Alle prese con la Federal Trade Commission (Ftc) per sbloccare il deal con Capri Holdings, Tapestry ha chiuso un terzo trimestre in linea con le attese del gruppo ma sotto le previsioni degli analisti. Nel periodo terminato lo scorso 30 marzo, il gruppo a stelle e strisce ha generato ricavi per 1,48 miliardi di dollari (circa 1,37 miliardi di euro), in flessione del 2% sugli 1,51 miliardi del medesimo quarter dell’anno precedente. Un risultato di sostanziale stabilità raggiunto grazie alla performance di Coach (+2%), mentre si sono mostrati in calo i brand Kate Spade e Stuart Weitzman, rispettivamente del 5% e del 17 per cento.
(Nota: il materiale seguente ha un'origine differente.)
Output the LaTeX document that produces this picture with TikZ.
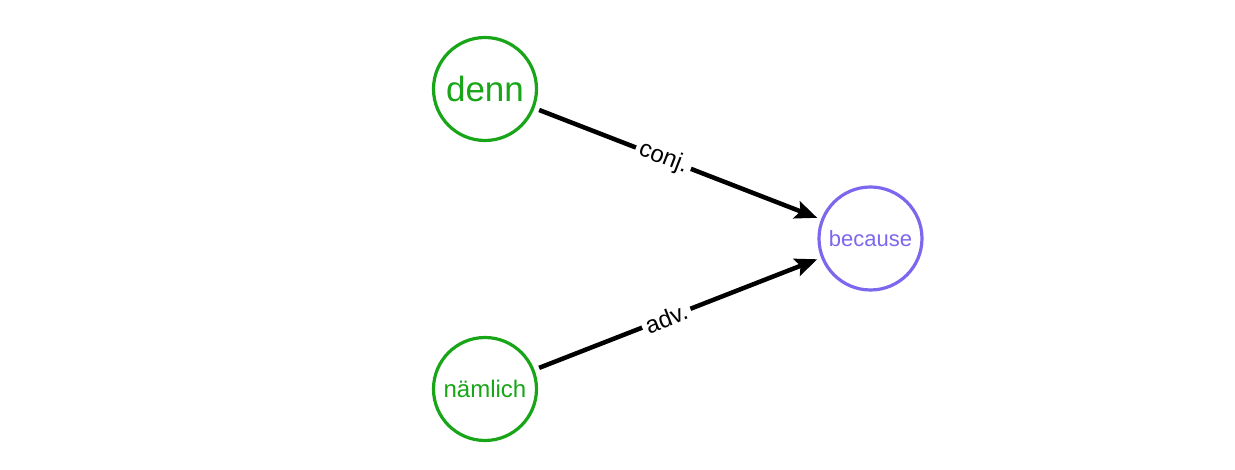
\documentclass[tikz,border=0pt]{standalone}
\usepackage{fontspec}
\setmainfont{Liberation Sans}
\usetikzlibrary{positioning,arrows.meta}
\definecolor{degreen}{RGB}{24,165,24}
\definecolor{enpurple}{RGB}{123,104,238}

\begin{document}
\begin{tikzpicture}[x=1pt,y=1pt,on grid,
        word node/.style={circle, draw, line width=3.2pt, fill=white,
        inner sep=0pt, minimum size=103pt},
        de node/.style={word node, draw=degreen, text=degreen},
        en node/.style={word node, draw=enpurple, text=enpurple},
        rel/.style={-{Stealth[length=22pt,width=18pt,inset=4pt]}, line width=4.5pt,
        shorten <=5pt, shorten >=4pt},
        rel label/.style={fill=white, sloped, inner sep=4pt,
        font=\fontsize{24}{28}\selectfont}
        ]

        \node [de node, font=\fontsize{35}{40}\selectfont] (denn) {denn} ;
        \node [de node, font=\fontsize{24}{28}\selectfont] (naemlich) [below = 300pt of denn] {nämlich} ;
        \node [en node, font=\fontsize{22}{26}\selectfont] (because) [below right = 149.5pt and 385.5pt of denn] {because} ;

        \useasboundingbox ([xshift=-485pt,yshift=89pt]denn.center) rectangle ++(1235pt,-470pt);

        \path
        (denn) edge [rel] node [rel label, pos=0.45] {conj.} (because)
        (naemlich) edge [rel] node [rel label, pos=0.46] {adv.} (because)
        ;
     \end{tikzpicture}
\end{document}
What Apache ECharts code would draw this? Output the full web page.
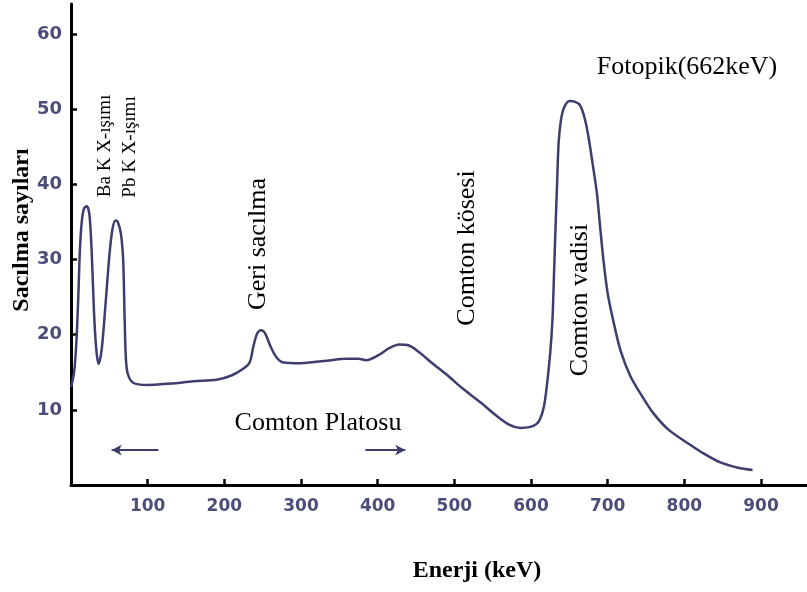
<!DOCTYPE html>
<html>
<head>
<meta charset="utf-8">
<script src="https://cdn.jsdelivr.net/npm/echarts@6/dist/echarts.min.js"></script>
<style>
html, body { margin: 0; background: #fff; }
#chart { width: 807px; height: 592px; }
</style>
</head>
<body>
<div id="chart"></div>
<script>
// spectrum (keV, counts)
const energy = [0, 4, 7, 9.5, 11.5, 14, 17, 20.5, 24, 27,
  30, 33, 36, 40, 45, 50, 54, 58, 61, 65,
  68, 70, 71.5, 74, 81, 99, 130, 160, 190, 210,
  225, 233, 238, 243, 248, 253, 260, 268, 277, 300,
  330, 360, 375, 385, 400, 415, 428, 440, 455, 470,
  491, 510, 534, 555, 572, 586, 598, 607, 612, 617,
  621, 625, 628, 630, 632, 634, 636, 639, 643, 650,
  657, 664, 670, 675, 680, 686, 690, 694.5, 700, 707,
  717, 730, 745, 760, 780, 804, 825, 847, 870, 889];
const counts = [13, 15, 19, 25, 31, 35, 36.8, 37.1, 36, 31,
  23, 18, 16.1, 18, 24, 30.5, 34, 35.2, 35, 33.5,
  30, 22, 17, 14.8, 13.6, 13.3, 13.5, 13.8, 14, 14.6,
  15.5, 16.3, 18.5, 20.2, 20.6, 20.2, 18.5, 17, 16.3, 16.2,
  16.5, 16.8, 16.8, 16.6, 17.2, 18.2, 18.7, 18.6, 17.6, 16.3,
  14.6, 12.9, 11, 9.2, 8, 7.6, 7.7, 8.1, 8.8, 10.5,
  13.5, 17.5, 22, 28, 34.3, 40, 45.5, 48.5, 50.2, 51.1,
  51, 50.5, 48.8, 46.3, 43, 38.8, 34.5, 29.9, 25.5, 22,
  17.8, 14.4, 11.8, 9.5, 7.3, 5.6, 4.2, 3, 2.3, 2];

// "Comton Platosu" arrows (keV span at a fixed count level)
const arrowLeft = [[114, 4.65], [53, 4.65]];
const arrowRight = [[384, 4.65], [436, 4.65]];

const serif = "'Liberation Serif', 'Times New Roman', serif";
const inkColor = "#3d3d6e";
const tickColor = "#4d4d7a";

const seriesData = energy.map((e, i) => [e, counts[i]]);

function arrowLine(pts) {
  return [
    { coord: pts[0], symbol: "none" },
    { coord: pts[1], symbol: "arrow", symbolSize: [8, 10] },
  ];
}

function vText(txt, x, y, size, bold) {
  return {
    type: "text",
    x: x,
    y: y,
    rotation: Math.PI / 2,
    style: {
      text: txt,
      font: (bold ? "bold " : "") + size + "px " + serif,
      fill: "#000",
      align: "center",
      verticalAlign: "middle",
    },
  };
}

function hText(txt, x, y, size, bold) {
  return {
    type: "text",
    x: x,
    y: y,
    style: {
      text: txt,
      font: (bold ? "bold " : "") + size + "px " + serif,
      fill: "#000",
      align: "center",
      verticalAlign: "middle",
    },
  };
}

const chart = echarts.init(document.getElementById("chart"));
chart.setOption({
  animation: false,
  backgroundColor: "#fff",
  grid: { left: 71, right: 0, top: 4, bottom: 107, outerBoundsMode: "none" },
  xAxis: {
    type: "value",
    min: 0,
    max: 960,
    interval: 100,
    axisLine: { lineStyle: { color: "#000", width: 3 } },
    axisTick: { inside: true, length: 6, lineStyle: { color: "#000", width: 2.5 } },
    axisLabel: {
      margin: 13,
      color: tickColor,
      fontFamily: "DejaVu Sans",
      fontWeight: "bold",
      fontSize: 17,
      showMinLabel: false,
      showMaxLabel: false,
    },
    splitLine: { show: false },
  },
  yAxis: {
    type: "value",
    min: 0,
    max: 64,
    interval: 10,
    axisLine: { show: true, lineStyle: { color: "#000", width: 3 } },
    axisTick: { show: true, inside: true, length: 6, lineStyle: { color: "#000", width: 2.5 } },
    axisLabel: {
      margin: 9,
      color: tickColor,
      fontFamily: "DejaVu Sans",
      fontWeight: "bold",
      fontSize: 18,
      showMinLabel: false,
      showMaxLabel: false,
    },
    splitLine: { show: false },
  },
  series: [
    {
      type: "line",
      data: seriesData,
      smooth: 0.3,
      showSymbol: false,
      lineStyle: { color: inkColor, width: 2.5 },
      markLine: {
        silent: true,
        label: { show: false },
        lineStyle: { color: inkColor, width: 2, type: "solid" },
        data: [arrowLine(arrowLeft), arrowLine(arrowRight)],
      },
    },
  ],
  graphic: [
    vText("Ba K X-ışımı", 105, 146, 19),
    vText("Pb K X-ışımı", 130, 147, 19),
    vText("Geri sacılma", 258, 244, 26),
    vText("Comton kösesi", 467, 248, 26),
    vText("Comton vadisi", 580, 300, 26),
    hText("Fotopik(662keV)", 687, 67, 26),
    hText("Comton Platosu", 318, 423, 26),
    vText("Sacılma sayıları", 22, 230, 24, true),
    hText("Enerji (keV)", 477, 571, 24, true),
  ],
});
</script>
</body>
</html>
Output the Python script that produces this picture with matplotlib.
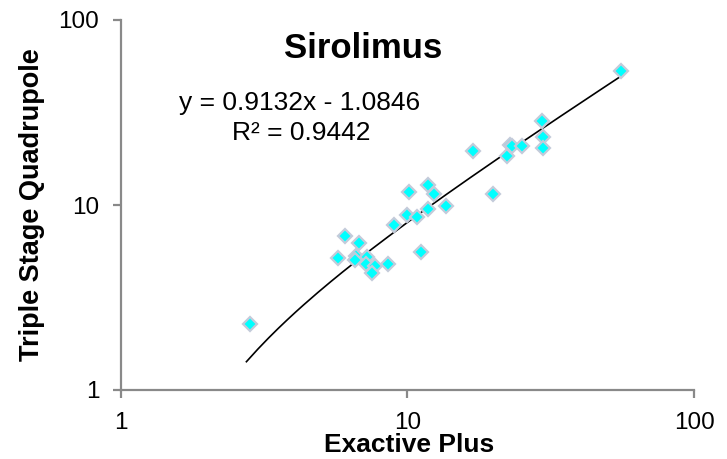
import numpy as np
import matplotlib
matplotlib.use("Agg")
import matplotlib.pyplot as plt

plt.rcParams['font.family'] = ['Liberation Sans', 'DejaVu Sans']

# Exactive Plus vs Triple Stage Quadrupole
exactive = [2.83, 5.75, 6.06, 6.62, 6.57, 6.80, 7.22, 7.16, 7.71, 7.55,
            8.55, 8.97, 9.98, 10.1, 10.8, 11.2, 11.8, 11.8, 12.4, 13.6,
            17.0, 19.95, 22.3, 22.9, 23.2, 25.1, 29.4, 29.8, 29.7, 55.7]
triple_quad = [2.27, 5.17, 6.83, 5.32, 5.02, 6.23, 5.23, 4.82, 4.70, 4.29,
               4.80, 7.83, 8.87, 11.8, 8.62, 5.57, 12.8, 9.56, 11.4, 9.89,
               19.5, 11.5, 18.4, 21.2, 20.8, 20.8, 28.4, 23.3, 20.4, 52.9]

slope = 0.9132
intercept = -1.0846
r_squared = 0.9442

W, H = 727, 459
fig = plt.figure(figsize=(W / 100, H / 100), dpi=100)
# plot area in pixels: x 120.7..694, y 20..390
ax = fig.add_axes([120.7 / W, 1 - 390 / H, (694 - 120.7) / W, (390 - 20) / H])

ax.set_xscale('log')
ax.set_yscale('log')
ax.set_xlim(1, 100)
ax.set_ylim(1, 100)

# linear trendline drawn over the data range
xs = np.linspace(min(exactive) * 0.97, max(exactive), 200)
ax.plot(xs, slope * xs + intercept, color='black', lw=1.2, zorder=2)

ax.plot(exactive, triple_quad, linestyle='none', marker='D', ms=7,
        markerfacecolor='#00FFFF', markeredgecolor='#C3CBDA', mew=1.6, zorder=3)

for side in ['top', 'right']:
    ax.spines[side].set_visible(False)
for side in ['left', 'bottom']:
    ax.spines[side].set_color('#898989')
    ax.spines[side].set_linewidth(1.6)

ax.set_xticks([1, 10, 100])
ax.set_yticks([1, 10, 100])
ax.set_xticklabels(['1', '10', '100'])
ax.set_yticklabels(['1', '10', '100'])
ax.minorticks_off()
ax.tick_params(which='major', direction='out', length=5.5, width=1.6,
               color='#898989', labelsize=17.5, pad=10)

fig.text(409 / W, 1 - 445 / H, 'Exactive Plus', ha='center', va='center',
         fontsize=19, fontweight='bold')
fig.text(32 / W, 1 - 205 / H, 'Triple Stage Quadrupole', ha='center', va='center',
         rotation=90, fontsize=19.5, fontweight='bold')

fig.text(363 / W, 1 - 48 / H, 'Sirolimus', ha='center', va='center',
         fontsize=25, fontweight='bold')
fig.text(300 / W, 1 - 103 / H, 'y = %.4fx - %.4f' % (slope, -intercept),
         ha='center', va='center', fontsize=19)
fig.text(301 / W, 1 - 133 / H, 'R² = %.4f' % r_squared,
         ha='center', va='center', fontsize=19)

fig.savefig('out.png', dpi=100)
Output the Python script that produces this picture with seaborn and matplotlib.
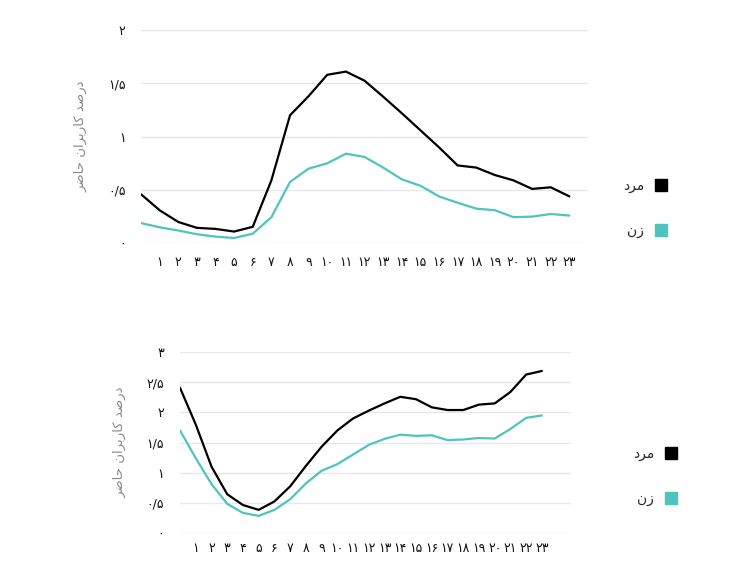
import matplotlib
matplotlib.use("Agg")
import matplotlib.pyplot as plt
from matplotlib.lines import Line2D
import seaborn as sns
import pandas as pd

hours = list(range(24))
hour_labels = ["", "۱", "۲", "۳", "۴", "۵", "۶", "۷", "۸", "۹", "۱۰", "۱۱", "۱۲",
               "۱۳", "۱۴", "۱۵", "۱۶", "۱۷", "۱۸", "۱۹", "۲۰", "۲۱", "۲۲", "۲۳"]

# top chart
top_men = [0.46, 0.31, 0.20, 0.145, 0.135, 0.11, 0.155, 0.59, 1.20, 1.38, 1.58, 1.61,
           1.525, 1.375, 1.22, 1.06, 0.90, 0.73, 0.71, 0.64, 0.59, 0.51, 0.525, 0.44]
top_women = [0.19, 0.15, 0.12, 0.085, 0.0625, 0.05, 0.09, 0.245, 0.575, 0.70, 0.75, 0.84,
             0.81, 0.71, 0.60, 0.54, 0.44, 0.38, 0.325, 0.31, 0.245, 0.25, 0.275, 0.26]
top_yticks = [0, 0.5, 1, 1.5, 2]
top_ylabels = ["۰", "۰/۵", "۱", "۱/۵", "۲"]

# bottom chart
bot_men = [2.41, 1.80, 1.10, 0.64, 0.46, 0.38, 0.52, 0.77, 1.11, 1.43, 1.70, 1.90,
           2.03, 2.15, 2.26, 2.22, 2.085, 2.04, 2.04, 2.13, 2.15, 2.34, 2.63, 2.69]
bot_women = [1.70, 1.24, 0.81, 0.48, 0.33, 0.28, 0.38, 0.555, 0.82, 1.03, 1.14, 1.30,
             1.46, 1.56, 1.63, 1.61, 1.62, 1.54, 1.55, 1.575, 1.565, 1.725, 1.91, 1.95]
bot_yticks = [0, 0.5, 1, 1.5, 2, 2.5, 3]
bot_ylabels = ["۰", "۰/۵", "۱", "۱/۵", "۲", "۲/۵", "۳"]

# Persian text in visual (pre-shaped) order
men_label = "\uFEA9\uFEAE\uFEE3"          # مرد
women_label = "\uFEE5\uFEAF"              # زن
ylabel_text = ("\uFEAE\uFEBF\uFE8E\uFEA3" + " " +
               "\uFEE5\uFE8D\uFEAE\uFE91\uFEAD\uFE8E\uFB90" + " " +
               "\uFEAA\uFEBB\uFEAD\uFEA9")  # درصد کاربران حاضر

MEN_C = "#000000"
WOMEN_C = "#4fc4bf"

sns.set_theme(style="white")
plt.rcParams['font.family'] = ['DejaVu Sans']

fig = plt.figure(figsize=(7.5, 5.76), dpi=100)

def build(men, women):
    return pd.DataFrame({
        "hour": hours + hours,
        "value": men + women,
        "g": [men_label] * 24 + [women_label] * 24,
    })

def draw(ax, df, yticks, ylabels, xmax, xpad, ypad, ylab_x, leg_center):
    sns.lineplot(data=df, x="hour", y="value", hue="g",
                 palette={men_label: MEN_C, women_label: WOMEN_C},
                 linewidth=1.6, ax=ax, legend=False)
    ax.set_xlim(0, xmax)
    ax.set_ylim(yticks[0], yticks[-1])
    ax.set_xticks(hours)
    ax.set_xticklabels(hour_labels, fontsize=9, color="#111111")
    ax.set_yticks(yticks)
    ax.set_yticklabels(ylabels, fontsize=9, color="#111111")
    ax.tick_params(axis="x", length=0, pad=xpad)
    ax.tick_params(axis="y", length=0, pad=ypad)
    ax.grid(axis="y", color="#e8e8e8", linewidth=1)
    ax.grid(axis="x", visible=False)
    for s in ax.spines.values():
        s.set_visible(False)
    ax.set_xlabel("")
    ax.set_ylabel(ylabel_text, fontsize=9.5, color="#8a8a8a")
    ax.yaxis.set_label_coords(ylab_x, 0.5)
    handles = [
        Line2D([], [], marker="s", linestyle="none", markersize=8.5,
               markerfacecolor=MEN_C, markeredgecolor=MEN_C, label=men_label),
        Line2D([], [], marker="s", linestyle="none", markersize=8.5,
               markerfacecolor=WOMEN_C, markeredgecolor=WOMEN_C, label=women_label),
    ]
    fig.legend(handles=handles, loc="center", bbox_to_anchor=leg_center,
               frameon=False, markerfirst=False, labelspacing=2.2,
               handletextpad=0.2, fontsize=10)

ax1 = fig.add_axes([141 / 750, 1 - 243.3 / 576, 447 / 750, 213.3 / 576])
draw(ax1, build(top_men, top_women), top_yticks, top_ylabels, 24.0,
     9.5, 11, -0.119, (649 / 750, 1 - 208.5 / 576))

ax2 = fig.add_axes([180 / 750, 1 - 532.7 / 576, 391 / 750, 180.4 / 576])
draw(ax2, build(bot_men, bot_women), bot_yticks, bot_ylabels, 24.85,
     6.5, 11.5, -0.136, (659 / 750, 1 - 476.5 / 576))

fig.savefig("out.png", dpi=100)
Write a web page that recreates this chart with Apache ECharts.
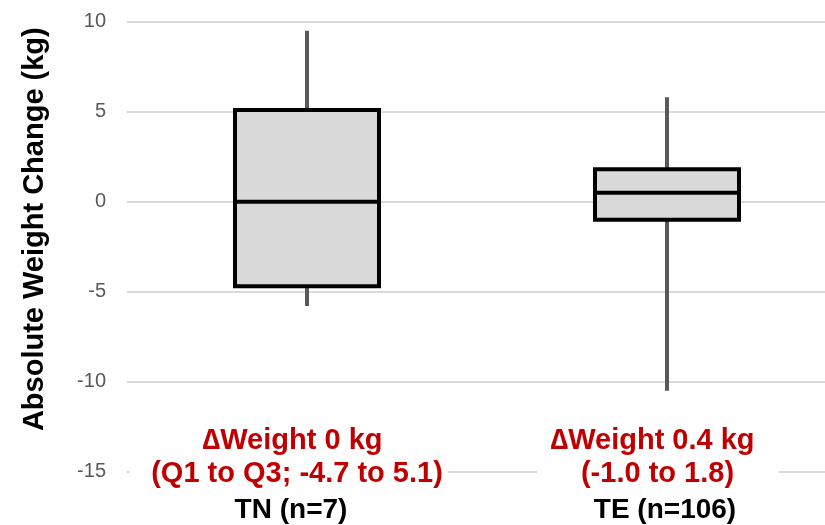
<!DOCTYPE html>
<html>
<head>
<meta charset="utf-8">
<script src="https://cdn.jsdelivr.net/npm/echarts@6/dist/echarts.min.js"></script>
<style>html,body{margin:0;padding:0;background:#fff}#c{width:825px;height:525px}</style>
</head>
<body>
<div id="c"></div>
<script>
const categories = ['TN (n=7)', 'TE (n=106)'];
const changeLabels = ['\u2206Weight 0 kg', '\u2206Weight 0.4 kg'];
const rangeLabels = ['(Q1 to Q3; -4.7 to 5.1)', '(-1.0 to 1.8)'];
const whiskerLow = [-5.8, -10.5];
const q1 = [-4.7, -1.0];
const median = [0, 0.5];
const q3 = [5.1, 1.8];
const whiskerHigh = [9.5, 5.8];
const yMin = -15, yMax = 10, yStep = 5;
const yTitle = 'Absolute Weight Change (kg)';

const boxData = categories.map((c, i) => [i, whiskerLow[i], q1[i], median[i], q3[i], whiskerHigh[i]]);
const labelFont = '"Liberation Sans", Arial, sans-serif';
const red = {fontFamily: labelFont, fontWeight: 'bold', fontSize: 29, color: '#c00000', lineHeight: 33};
const blk = {fontFamily: labelFont, fontWeight: 'bold', fontSize: 28, color: '#000', lineHeight: 41};

const chart = echarts.init(document.getElementById('c'), null, {renderer: 'canvas'});
chart.setOption({
  animation: false,
  backgroundColor: '#fff',
  grid: {left: 127, width: 720, top: 21.7, height: 450, containLabel: false, outerBoundsMode: 'none'},
  xAxis: {
    type: 'category',
    data: categories,
    z: 5,
    axisLine: {show: false},
    axisTick: {show: false},
    splitLine: {show: false},
    axisLabel: {
      interval: 0,
      margin: -47.5,
      formatter: (v, i) => `{a${i}|${changeLabels[i]}}\n{c${i}|${rangeLabels[i]}}{s${i}| }\n{b${i}|${v}}`,
      rich: {
        a0: Object.assign({}, red, {padding: [0, 29, 0, 0]}),
        c0: Object.assign({}, red, {backgroundColor: '#fff', padding: [0, 5, 0, 22]}),
        s0: Object.assign({}, red, {width: 37}),
        b0: Object.assign({}, blk, {padding: [0, 32, 0, 0]}),
        a1: Object.assign({}, red, {padding: [0, 29, 0, 0]}),
        c1: Object.assign({}, red, {backgroundColor: '#fff', padding: [0, 45, 0, 44]}),
        s1: Object.assign({}, red, {width: 18}),
        b1: Object.assign({}, blk, {padding: [0, 4, 0, 0]})
      }
    }
  },
  yAxis: {
    type: 'value',
    min: yMin, max: yMax, interval: yStep,
    name: yTitle,
    nameLocation: 'middle',
    nameGap: 78,
    nameTextStyle: {fontFamily: labelFont, fontWeight: 'bold', fontSize: 29, color: '#000', padding: [0, 0, 0, 35]},
    axisLine: {show: false},
    axisTick: {show: false},
    axisLabel: {fontFamily: labelFont, fontSize: 20, color: '#595959', margin: 21},
    splitLine: {lineStyle: {color: '#d9d9d9', width: 2}}
  },
  series: [{
    type: 'custom',
    z: 2,
    data: boxData,
    encode: {x: 0, y: [1, 2, 3, 4, 5]},
    renderItem: (params, api) => {
      const idx = api.value(0);
      const x = api.coord([idx, 0])[0];
      const w = api.size([1, 0])[0] * 0.4;
      const yLo = api.coord([idx, api.value(1)])[1];
      const yQ1 = api.coord([idx, api.value(2)])[1];
      const yMed = api.coord([idx, api.value(3)])[1];
      const yQ3 = api.coord([idx, api.value(4)])[1];
      const yHi = api.coord([idx, api.value(5)])[1];
      return {
        type: 'group',
        children: [
          {type: 'line', shape: {x1: x, y1: yHi, x2: x, y2: yLo}, style: {stroke: '#595959', lineWidth: 4, lineCap: 'butt'}},
          {type: 'rect', shape: {x: x - w / 2, y: yQ3, width: w, height: yQ1 - yQ3}, style: {fill: '#d9d9d9', stroke: '#000', lineWidth: 4, lineJoin: 'miter'}},
          {type: 'line', shape: {x1: x - w / 2, y1: yMed, x2: x + w / 2, y2: yMed}, style: {stroke: '#000', lineWidth: 4, lineCap: 'butt'}}
        ]
      };
    }
  }]
});
</script>
</body>
</html>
Più problematico il fronte della redditività, con l’utile netto in calo del 25% a 139,4 milioni. L’utile operativo è invece salito a 204 milioni di dollari, sui precedenti 239,3, e un margine lordo del 74,7%, in incremento dal 72,8% dell’anno precedente, per effetto “della riduzione delle spese di trasporto, del favorevole andamento dei cambi e di una maggiore efficienza operativa”. A pesare, con 32 milioni di dollari di interessi passivi, il maxi deal da 8,5 miliardi finalizzato lo scorso agosto per l’acquisizione di Capri Holdings, player americano a cui fanno capo Versace, Michael Kors e Jimmy Choo.
Ed è proprio questa ambiziosa operazione, che vedrebbe Tapestry assurgere a polo americano del fashion, oggetto delle attenzioni dell’antitrust americano e di conseguenza anche dei mercati, in attesa di capire come si evolverà la vicenda. Se da Unione europea e Giappone Tapestry ha ricevuto il benestare, sono proprio gli Stati Uniti a stare dando del filo da torcere all’operazione che punta a fare del gruppo “una nuova potente società del lusso globale”, aveva annunciato la scorsa estate Joanne Crevoiserat, CEO di Tapestry.
La Commissione Federale del Commercio degli Stati Uniti, infatti, ha dichiarato l’intenzione di fare causa per bloccare il deal perché, se questo venisse autorizzato, eliminerebbe la concorrenza diretta tra il parterre di marchi di capri e Tapestry, dando inoltre a quest’ultimo una quota dominante nel mercato delle borse di ‘lusso accessibile’ e danneggiando in definitiva acquirenti e dipendenti.
Tapestry, dal canto suo, sostiene a margine dei risultati che il deal potenzierà, invece, i brand di entrambi i gruppi, “portando a tutti gli attori significativi vantaggi”. Guardando al prossimo futuro Tapestry, in uno scenario di generale indebolimento della domande soprattutto tra i consumatori americani, delinea un outlook di stabilità per il fiscal year, stimando ricavi per oltre 6,6 miliardi di dollari, in crescita dell’1 per cento. L’utile per azione è atteso tra 4,20 e 4,25 dollari, con una crescita compresa tra l’8% e il 9% rispetto all’anno precedente.
In risposta ai risultati finanziari, Tapestry ha fatto un balzo in avanti di oltre 3 punti percentuali alla Borsa di New York, ma sarà soprattutto dall’esito dello scontro con l’antitrust Usa a definirne le sorti.